Note that you can not use versions with virtual packages: if the
interface between the functional package and its customization
packages changes incompatibly, you need to rename the customization
packages by changing their SETTINGS name part.

* Package templates

Wild brainstorming phase.

- Generalizing "FOO-default-example" to "FOO-default-template".

- Template interface description in debian/template.

  Interface parts: file dropping, string substitution.

    Parameter: theme
    Description: The name of the default theme
    Type: string
    Default: echo

- Injecting external parameters into a "dpkg-buildpackage" run.

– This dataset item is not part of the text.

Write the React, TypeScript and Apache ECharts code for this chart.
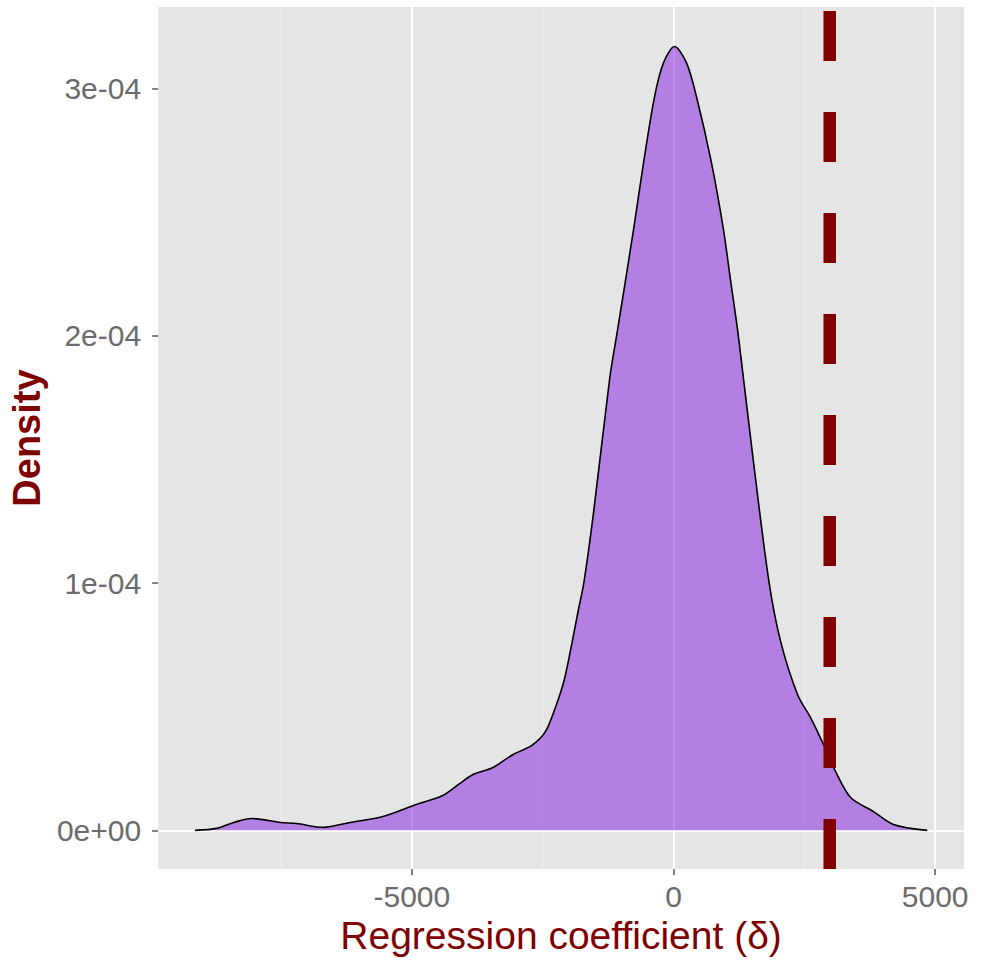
import React, { useEffect, useRef } from "react";
import * as echarts from "echarts";

// Density curve (x = regression coefficient, y = density)
const densityX = [
  -9144, -8726, -8403, -8061, -7509, -7205, -6692, -6179, -5551, -4981, -4411, -4087,
  -3840, -3460, -3080, -2700, -2452, -2262, -2091, -1939, -1825, -1711, -1521, -1217,
  -1084, -760, -570, -361, -190, 19, 247, 437, 722, 951, 1084, 1236, 1521, 1825, 2053,
  2376, 2624, 2871, 3099, 3384, 3821, 4201, 4848,
];
const densityY = [
  0, 8.0e-7, 3.2e-6, 4.8e-6, 3.2e-6, 2.8e-6, 1.2e-6, 3.2e-6, 5.6e-6, 1.0e-5, 1.41e-5, 1.89e-5,
  2.25e-5, 2.53e-5, 3.05e-5, 3.45e-5, 3.98e-5, 4.94e-5, 6.06e-5, 7.59e-5, 8.84e-5, 1.004e-4,
  1.297e-4, 1.831e-4, 2.004e-4, 2.434e-4, 2.703e-4, 2.968e-4, 3.104e-4, 3.169e-4, 3.104e-4,
  2.968e-4, 2.703e-4, 2.434e-4, 2.233e-4, 2.004e-4, 1.502e-4, 1.004e-4, 7.59e-5, 5.46e-5,
  4.54e-5, 3.45e-5, 2.37e-5, 1.33e-5, 7.6e-6, 2.4e-6, 0,
];

const referenceX = 2985; // dashed vertical line

const xTickValues = [-5000, 0, 5000];
const xTickLabels = ["-5000", "0", "5000"];
const xMinorValues = [-7500, -2500, 2500];
const yTickValues = [0, 1e-4, 2e-4, 3e-4];
const yTickLabels = ["0e+00", "1e-04", "2e-04", "3e-04"];
const yMinorValues = [0.5e-4, 1.5e-4, 2.5e-4];

const xRange = [-9848, 5551];
const yRange = [-1.566e-5, 3.329e-4];

const xTitle = "Regression coefficient (δ)";
const yTitle = "Density";

const FONT = "'Liberation Sans', Arial, Helvetica, sans-serif";

export default function App() {
  const ref = useRef<HTMLDivElement>(null);

  useEffect(() => {
    document.body.style.margin = "0";
    if (!ref.current) return;
    const chart = echarts.init(ref.current, undefined, { renderer: "svg" });

    const labelFor = (vals: number[], labels: string[]) => (v: number) => {
      let best = 0;
      let bd = Infinity;
      vals.forEach((t, i) => {
        const d = Math.abs(t - v);
        if (d < bd) {
          bd = d;
          best = i;
        }
      });
      return labels[best];
    };

    chart.setOption({
      animation: false,
      backgroundColor: "#FFFFFF",
      grid: {
        left: 154,
        right: 21,
        top: 7,
        bottom: 85,
        show: true,
        backgroundColor: "#E5E5E5",
        borderWidth: 0,
      },
      xAxis: {
        type: "value",
        min: xRange[0],
        max: xRange[1],
        name: xTitle,
        nameLocation: "middle",
        nameGap: 41,
        nameTextStyle: { color: "#7F0000", fontSize: 39, fontFamily: FONT },
        axisLine: { show: false, onZero: false },
        axisTick: {
          show: true,
          customValues: xTickValues,
          length: 6,
          lineStyle: { color: "#555555", width: 1.5 },
        },
        axisLabel: {
          customValues: xTickValues,
          formatter: labelFor(xTickValues, xTickLabels),
          color: "#6B6B6B",
          fontSize: 30,
          fontFamily: FONT,
          margin: 12,
        },
        splitLine: { show: false },
      },
      yAxis: {
        type: "value",
        min: yRange[0],
        max: yRange[1],
        name: yTitle,
        nameLocation: "middle",
        nameGap: 100,
        nameRotate: 90,
        nameTextStyle: { color: "#7F0000", fontSize: 38, fontWeight: "bold", fontFamily: FONT },
        axisLine: { show: false, onZero: false },
        axisTick: {
          show: true,
          customValues: yTickValues,
          length: 6,
          lineStyle: { color: "#555555", width: 1.5 },
        },
        axisLabel: {
          customValues: yTickValues,
          formatter: labelFor(yTickValues, yTickLabels),
          color: "#6B6B6B",
          fontSize: 30,
          fontFamily: FONT,
          margin: 17,
        },
        splitLine: { show: false },
      },
      series: [
        {
          name: "grid-minor",
          type: "line",
          data: [],
          z: 1,
          silent: true,
          markLine: {
            silent: true,
            z: 1,
            symbol: "none",
            label: { show: false },
            lineStyle: { color: "#F2F2F2", width: 1, type: "solid" },
            emphasis: { disabled: true },
            data: [
              ...xMinorValues.map((v) => ({ xAxis: v })),
              ...yMinorValues.map((v) => ({ yAxis: v })),
            ],
          },
        },
        {
          name: "grid-major",
          type: "line",
          data: [],
          z: 1,
          silent: true,
          markLine: {
            silent: true,
            z: 1,
            symbol: "none",
            label: { show: false },
            lineStyle: { color: "#FFFFFF", width: 2, type: "solid" },
            emphasis: { disabled: true },
            data: [
              ...xTickValues.map((v) => ({ xAxis: v })),
              ...yTickValues.map((v) => ({ yAxis: v })),
            ],
          },
        },
        {
          name: "density",
          type: "line",
          z: 3,
          data: densityX.map((x, i) => [x, densityY[i]]),
          showSymbol: false,
          symbol: "none",
          smooth: 0.3,
          lineStyle: { color: "#000000", width: 1.6 },
          areaStyle: { color: "#8A2BE2", opacity: 0.55, origin: 0 },
          silent: true,
        },
        {
          name: "reference",
          type: "line",
          z: 4,
          data: [
            [referenceX, yRange[0]],
            [referenceX, yRange[1]],
          ],
          showSymbol: false,
          symbol: "none",
          lineStyle: { color: "#7F0000", width: 12.5, type: [50, 51], cap: "butt" },
          silent: true,
        },
      ],
    });

    return () => chart.dispose();
  }, []);

  return <div ref={ref} style={{ width: 985, height: 960 }} />;
}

  - Files are dropped into places as specified by the template
    interface description.

  - All files of the source package ending in ".template" are
    processed for string substitutions and saved without the
    ".template" suffix.

  - String substitution markers: default is @NAME@, but can be
    specified in debian/template.

  - There should always be a debian/control.template since the names
    of the source and binary packages need to be changed.

  - Template instantiation find the old version of the instantiated
    customization package uses changelog from it.  Changelog entry
    contains versions of source package template.

- File and string formats.  Mostly driven by UI of the tool.  (I.e.,
  template instantiation only substitutes strings, but the tool might
  want to know that the string is a list of vCards and offer a
  specialized editor widget for it.)  Let's hear it from the tool
  builders.

- Configuration description format that contains template
  instantiations.



ChangeLog

Second draft:

- changed "device data" to "user data"

- push more against mixing package data and user data in one file

- rewritten the pre-define address book entry example

- explain why the Application manager throws away the proposed content
  of conffiles

- removed "-default-" naming option for customization packages,
  rearranged naming convention text to be clearer.

- brainstormed wildly about templates.